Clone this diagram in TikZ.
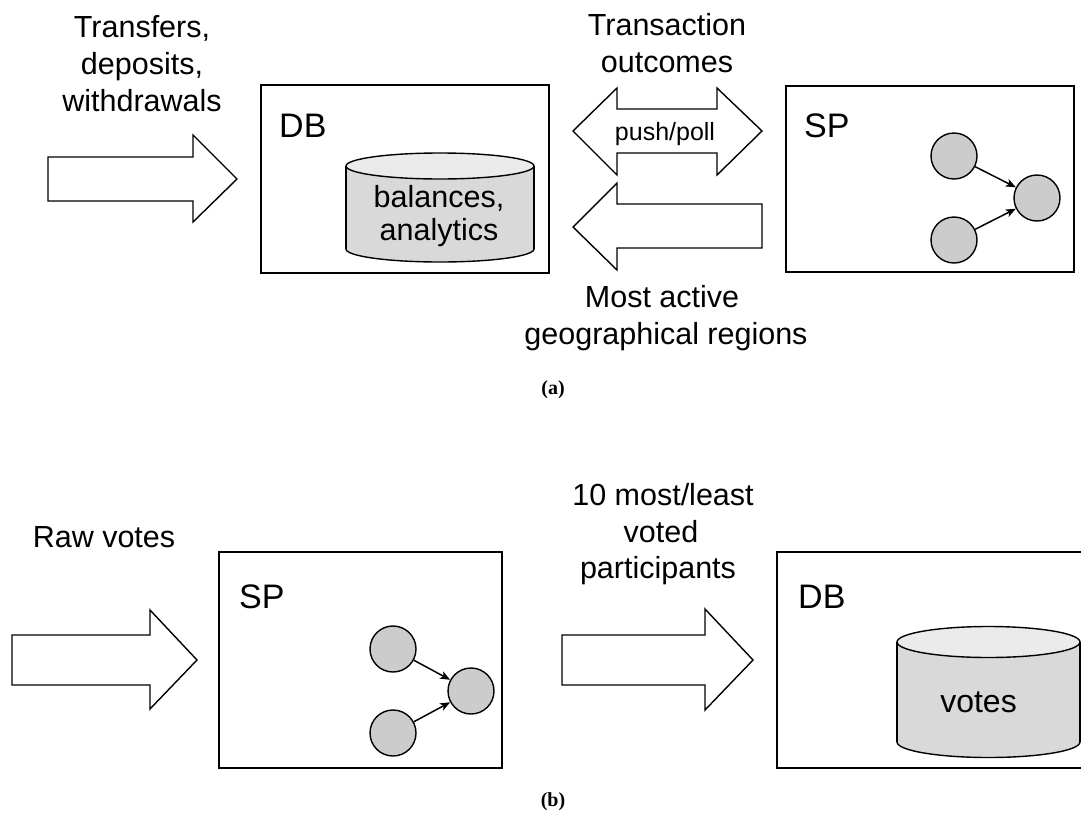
\documentclass[tikz,border=0pt]{standalone}
\usepackage{fontspec}
\setmainfont{Liberation Sans}
\newfontfamily\capfont{Liberation Serif}
\usetikzlibrary{arrows.meta}
\definecolor{procgray}{HTML}{CCCCCC}
\definecolor{drumbody}{HTML}{D9D9D9}
\definecolor{drumtop}{HTML}{EBEBEB}
% storage drum: centre x, top-ellipse y, bottom-ellipse y, x radius, y radius
\newcommand\drumshape[5]{%
  \draw[line width=1.4pt, fill=drumbody] (#1,#3) ellipse [x radius=#4, y radius=#5];
  \fill[drumbody] (#1-#4,#2) rectangle (#1+#4,#3);
  \draw[line width=1.4pt] (#1-#4,#2) -- (#1-#4,#3) (#1+#4,#2) -- (#1+#4,#3);
  \draw[line width=1.4pt, fill=drumtop] (#1,#2) ellipse [x radius=#4, y radius=#5];
}
\begin{document}
\begin{tikzpicture}[x=1pt, y=-1pt,
  box/.style={draw, line width=1.6pt, inner sep=0pt},
  blockarrow/.style={draw, fill=white, line width=1.4pt, line join=miter},
  txt/.style={font=\fontsize{30.5}{36}\selectfont, inner sep=0pt, anchor=base},
  lbl/.style={font=\fontsize{34}{40}\selectfont, inner sep=0pt, anchor=base west},
  smalltxt/.style={font=\fontsize{25}{30}\selectfont, inner sep=0pt, anchor=base},
  captxt/.style={font=\capfont\bfseries\fontsize{20}{24}\selectfont, inner sep=0pt, anchor=base},
  proc/.style={circle, draw, fill=procgray, line width=1.4pt, minimum size=46pt, inner sep=0pt},
  flow/.style={-{Stealth[length=10pt,width=8pt,inset=2.5pt]}, line width=1.5pt}]
\useasboundingbox (0,0) rectangle (1081,833);

% ---------------- (a) ----------------
% incoming operations
\draw[blockarrow] (48,157) -- (193,157) -- (193,135) -- (237,179) -- (193,222)
  -- (193,201) -- (48,201) -- cycle;
\node[txt] (inA1) at (142,37) {Transfers,};
\node[txt] (inA2) at (142,74) {deposits,};
\node[txt] (inA3) at (142,111) {withdrawals};

% database
\node[box, minimum width=288pt, minimum height=188pt] (dbA) at (405,179) {};
\node[lbl] (dbAl) at (279,137) {DB};
\drumshape{440}{166}{249}{94}{13}
\node[txt] (drA1) at (439,207) {balances,};
\node[txt] (drA2) at (439,240) {analytics};

% transaction outcomes (both directions)
\draw[blockarrow] (573,131) -- (617,88) -- (617,109) -- (717,109) -- (717,88)
  -- (762,131) -- (717,175) -- (717,153) -- (617,153) -- (617,175) -- cycle;
\node[smalltxt] (pp) at (665,140) {push/poll};
\node[txt] (toA1) at (667,35) {Transaction};
\node[txt] (toA2) at (667,72) {outcomes};

% regions back to the database
\draw[blockarrow] (573,227) -- (617,183) -- (617,204) -- (762,204) -- (762,248)
  -- (617,248) -- (617,270) -- cycle;
\node[txt] (rgA1) at (662,307) {Most active};
\node[txt] (rgA2) at (666,344) {geographical regions};

% stream processor
\node[box, minimum width=288pt, minimum height=186pt] (spA) at (930,179) {};
\node[lbl] (spAl) at (804,137) {SP};
\node[proc] (pA1) at (954,156) {};
\node[proc] (pA2) at (1037,198) {};
\node[proc] (pA3) at (954,240) {};
\draw[flow] (pA1) -- (pA2);
\draw[flow] (pA3) -- (pA2);

\node[captxt] (capA) at (553,394) {(a)};

% ---------------- (b) ----------------
\draw[blockarrow] (12,635) -- (150,635) -- (150,610) -- (197,660) -- (150,709)
  -- (150,685) -- (12,685) -- cycle;
\node[txt] (rv) at (104,547) {Raw votes};

% stream processor
\node[box, minimum width=283pt, minimum height=216pt] (spB) at (360.5,660) {};
\node[lbl] (spBl) at (239,608) {SP};
\node[proc] (pB1) at (393,649) {};
\node[proc] (pB2) at (471,691) {};
\node[proc] (pB3) at (393,733) {};
\draw[flow] (pB1) -- (pB2);
\draw[flow] (pB3) -- (pB2);

% top participants to the database
\draw[blockarrow] (562,635) -- (705,635) -- (705,609) -- (753,660) -- (705,710)
  -- (705,685) -- (562,685) -- cycle;
\node[txt] (tpB1) at (663,505) {10 most/least};
\node[txt] (tpB2) at (661,542) {voted};
\node[txt] (tpB3) at (658,578) {participants};

% database
\node[box, minimum width=318pt, minimum height=216pt] (dbB) at (936,660) {};
\node[lbl] (dbBl) at (798,608) {DB};
\drumshape{988.5}{642}{742}{91.5}{15.5}
\node[txt, font=\fontsize{32}{38}\selectfont] (drB) at (978.5,712) {votes};

\node[captxt] (capB) at (553,806) {(b)};
\end{tikzpicture}
\end{document}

→ REQUEST
The pictures should not be reproduced; quote all of the other material exactly.

→ FULL RESPONSE
Clone this diagram in TikZ.
\documentclass[tikz,border=0pt]{standalone}
\usepackage{fontspec}
\setmainfont{Liberation Sans}
\newfontfamily\capfont{Liberation Serif}
\usetikzlibrary{arrows.meta}
\definecolor{procgray}{HTML}{CCCCCC}
\definecolor{drumbody}{HTML}{D9D9D9}
\definecolor{drumtop}{HTML}{EBEBEB}
% storage drum: centre x, top-ellipse y, bottom-ellipse y, x radius, y radius
\newcommand\drumshape[5]{%
  \draw[line width=1.4pt, fill=drumbody] (#1,#3) ellipse [x radius=#4, y radius=#5];
  \fill[drumbody] (#1-#4,#2) rectangle (#1+#4,#3);
  \draw[line width=1.4pt] (#1-#4,#2) -- (#1-#4,#3) (#1+#4,#2) -- (#1+#4,#3);
  \draw[line width=1.4pt, fill=drumtop] (#1,#2) ellipse [x radius=#4, y radius=#5];
}
\begin{document}
\begin{tikzpicture}[x=1pt, y=-1pt,
  box/.style={draw, line width=1.6pt, inner sep=0pt},
  blockarrow/.style={draw, fill=white, line width=1.4pt, line join=miter},
  txt/.style={font=\fontsize{30.5}{36}\selectfont, inner sep=0pt, anchor=base},
  lbl/.style={font=\fontsize{34}{40}\selectfont, inner sep=0pt, anchor=base west},
  smalltxt/.style={font=\fontsize{25}{30}\selectfont, inner sep=0pt, anchor=base},
  captxt/.style={font=\capfont\bfseries\fontsize{20}{24}\selectfont, inner sep=0pt, anchor=base},
  proc/.style={circle, draw, fill=procgray, line width=1.4pt, minimum size=46pt, inner sep=0pt},
  flow/.style={-{Stealth[length=10pt,width=8pt,inset=2.5pt]}, line width=1.5pt}]
\useasboundingbox (0,0) rectangle (1081,833);

% ---------------- (a) ----------------
% incoming operations
\draw[blockarrow] (48,157) -- (193,157) -- (193,135) -- (237,179) -- (193,222)
  -- (193,201) -- (48,201) -- cycle;
\node[txt] (inA1) at (142,37) {Transfers,};
\node[txt] (inA2) at (142,74) {deposits,};
\node[txt] (inA3) at (142,111) {withdrawals};

% database
\node[box, minimum width=288pt, minimum height=188pt] (dbA) at (405,179) {};
\node[lbl] (dbAl) at (279,137) {DB};
\drumshape{440}{166}{249}{94}{13}
\node[txt] (drA1) at (439,207) {balances,};
\node[txt] (drA2) at (439,240) {analytics};

% transaction outcomes (both directions)
\draw[blockarrow] (573,131) -- (617,88) -- (617,109) -- (717,109) -- (717,88)
  -- (762,131) -- (717,175) -- (717,153) -- (617,153) -- (617,175) -- cycle;
\node[smalltxt] (pp) at (665,140) {push/poll};
\node[txt] (toA1) at (667,35) {Transaction};
\node[txt] (toA2) at (667,72) {outcomes};

% regions back to the database
\draw[blockarrow] (573,227) -- (617,183) -- (617,204) -- (762,204) -- (762,248)
  -- (617,248) -- (617,270) -- cycle;
\node[txt] (rgA1) at (662,307) {Most active};
\node[txt] (rgA2) at (666,344) {geographical regions};

% stream processor
\node[box, minimum width=288pt, minimum height=186pt] (spA) at (930,179) {};
\node[lbl] (spAl) at (804,137) {SP};
\node[proc] (pA1) at (954,156) {};
\node[proc] (pA2) at (1037,198) {};
\node[proc] (pA3) at (954,240) {};
\draw[flow] (pA1) -- (pA2);
\draw[flow] (pA3) -- (pA2);

\node[captxt] (capA) at (553,394) {(a)};

% ---------------- (b) ----------------
\draw[blockarrow] (12,635) -- (150,635) -- (150,610) -- (197,660) -- (150,709)
  -- (150,685) -- (12,685) -- cycle;
\node[txt] (rv) at (104,547) {Raw votes};

% stream processor
\node[box, minimum width=283pt, minimum height=216pt] (spB) at (360.5,660) {};
\node[lbl] (spBl) at (239,608) {SP};
\node[proc] (pB1) at (393,649) {};
\node[proc] (pB2) at (471,691) {};
\node[proc] (pB3) at (393,733) {};
\draw[flow] (pB1) -- (pB2);
\draw[flow] (pB3) -- (pB2);

% top participants to the database
\draw[blockarrow] (562,635) -- (705,635) -- (705,609) -- (753,660) -- (705,710)
  -- (705,685) -- (562,685) -- cycle;
\node[txt] (tpB1) at (663,505) {10 most/least};
\node[txt] (tpB2) at (661,542) {voted};
\node[txt] (tpB3) at (658,578) {participants};

% database
\node[box, minimum width=318pt, minimum height=216pt] (dbB) at (936,660) {};
\node[lbl] (dbBl) at (798,608) {DB};
\drumshape{988.5}{642}{742}{91.5}{15.5}
\node[txt, font=\fontsize{32}{38}\selectfont] (drB) at (978.5,712) {votes};

\node[captxt] (capB) at (553,806) {(b)};
\end{tikzpicture}
\end{document}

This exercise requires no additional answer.